The smoked salmon stack is a generous puck of the fish, layered with an avocado and tomato salsa and what we were told was a rösti pancake, but turned out to be plain grated potato, still somewhat raw. Garlic is far too bossy in the shrimp appetizer – though the shrimp are large and crunchy. And scallops are flavourless, in a mango sauce that’s unpleasantly acerbic.
Best of the main dishes is the five-spice duck paired with a salsa featuring papaya, and a pile of gingery basmati rice. The roast chicken could use a crisper skin, but the flesh is juicy thanks to a roasted red pepper and artichoke stuffing. It comes with fragrant jasmine rice and perfect green beans. The vegetarian chickpea pancake is nothing to look at, but the flavours and textures (including a nice pile of Israeli couscous) work pretty well.

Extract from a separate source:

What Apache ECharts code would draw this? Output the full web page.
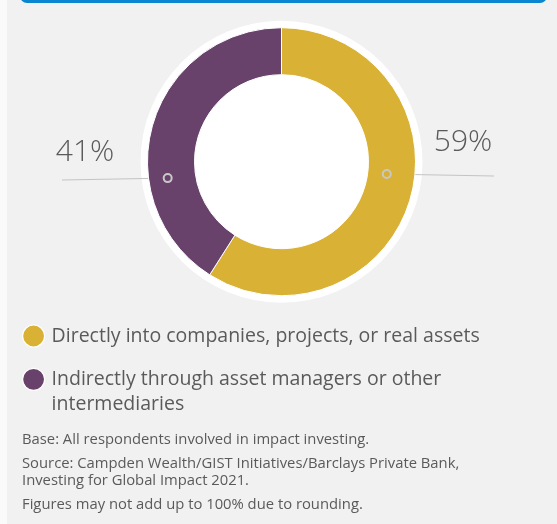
<!DOCTYPE html>
<html>
<head>
<meta charset="utf-8">
<script src="https://cdn.jsdelivr.net/npm/echarts@6/dist/echarts.min.js"></script>
<style>
  html, body { margin: 0; padding: 0; background: #fafafa; }
  #chart { width: 557px; height: 524px; }
</style>
</head>
<body>
<div id="chart"></div>
<script>
// Where impact investments are made
const categories = [
  'Directly into companies, projects, or real assets',
  'Indirectly through asset managers or other intermediaries'
];
const values = [59, 41];
const colors = ['#d9b134', '#68426b'];
const legendLines = [
  ['Directly into companies, projects, or real assets'],
  ['Indirectly through asset managers or other', 'intermediaries']
];
const notes = [
  'Base: All respondents involved in impact investing.',
  'Source: Campden Wealth/GIST Initiatives/Barclays Private Bank,',
  'Investing for Global Impact 2021.',
  'Figures may not add up to 100% due to rounding.'
];

const FONT = '"Open Sans", Lato, sans-serif';
const TEXT = '#5a5a5a';
const CX = 281.5, CY = 161.7;
const R_IN = 87, R_OUT = 134;

// leader-line geometry for each slice: dot inside the ring, line running out to the label
const guides = [
  { angle: 6.7, r: 106, endX: 494, endY: 176, labelX: 463, labelY: 142 },
  { angle: 171.8, r: 115, endX: 62, endY: 180, labelX: 85, labelY: 152 }
];
function dotPoint(g) {
  const rad = g.angle * Math.PI / 180;
  return [CX + g.r * Math.cos(rad), CY + g.r * Math.sin(rad)];
}

const chart = echarts.init(document.getElementById('chart'));

const graphics = [
  { type: 'rect', shape: { x: 7, y: 0, width: 550, height: 524 }, style: { fill: '#f1f1f1' }, z: -10 },
  { type: 'rect', shape: { x: 20, y: -20, width: 527, height: 23, r: 7 }, style: { fill: '#0a85cf' }, z: -5 },
  { type: 'circle', shape: { cx: CX, cy: CY, r: 141 }, style: { fill: '#ffffff' }, z: -4 }
];
guides.forEach(function (g) {
  const p = dotPoint(g);
  graphics.push({
    type: 'circle', shape: { cx: p[0], cy: p[1], r: 4 },
    style: { fill: 'none', stroke: '#c8c8c8', lineWidth: 2 }, z: 100
  });
});
const noteY = [440, 464, 481, 505];
notes.forEach(function (t, i) {
  graphics.push({
    type: 'text', x: 22, y: noteY[i], z: 10,
    style: { text: t, fill: TEXT, font: '14.8px ' + FONT, verticalAlign: 'middle' }
  });
});

function legendFor(i, top) {
  return {
    data: [categories[i]],
    left: 22,
    top: top,
    padding: 0,
    icon: 'circle',
    itemWidth: 22,
    itemHeight: 22,
    selectedMode: false,
    itemStyle: { borderColor: '#ffffff', borderWidth: 1.2 },
    textStyle: { fontFamily: FONT, fontSize: 19.5, color: TEXT, lineHeight: 25, padding: [0, 0, 0, 2] },
    formatter: function () {
      const lines = legendLines[i];
      // a leading blank line keeps the marker level with the first line of text
      return lines.length > 1 ? '\n' + lines.join('\n') : lines[0];
    }
  };
}

chart.setOption({
  backgroundColor: '#fafafa',
  animation: false,
  color: colors,
  graphic: graphics,
  legend: [legendFor(0, 323.5), legendFor(1, 341.8)],
  series: [{
    type: 'pie',
    center: [CX, CY],
    radius: [R_IN, R_OUT],
    startAngle: 90,
    clockwise: true,
    silent: true,
    itemStyle: { borderColor: '#ffffff', borderWidth: 1 },
    label: {
      show: true,
      position: 'outside',
      formatter: '{c}%',
      fontFamily: FONT,
      fontSize: 30,
      fontWeight: 300,
      color: TEXT
    },
    labelLine: { show: true, lineStyle: { color: '#c4c4c4', width: 1 } },
    labelLayout: function (params) {
      const g = guides[params.dataIndex];
      const p = dotPoint(g);
      return {
        x: g.labelX, y: g.labelY,
        align: 'center', verticalAlign: 'middle',
        labelLinePoints: [[p[0], p[1]], [g.endX, g.endY], [g.endX, g.endY]]
      };
    },
    data: categories.map(function (c, i) { return { name: c, value: values[i] }; })
  }]
});
</script>
</body>
</html>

Less enjoyable is the bison rib-eye, which lacks a good sear and is a decidedly mixed chew. Some bites are melt-in-the-mouth, but others are riddled with sinew and chew-forever fat. It comes covered indelicately with a very potent blue cheese, which contributes to the general saltiness of the meat. Too much salt on the rapini and too much grainy mustard in the potato salad make for too many domineering flavours that duke it out rather unsuccessfully. And the salmon is overcooked, a bit dry, beneath a crushed black sesame coat that lends texture, but not much else.
A brownie is dark and moist, but lacks chocolate flavour and the ice cream blob on top is pretty ordinary stuff. We like the strawberry cheesecake better. And the cheese plate.
Lovely too, though not quite ready for us, is the backyard patio. Maybe in June.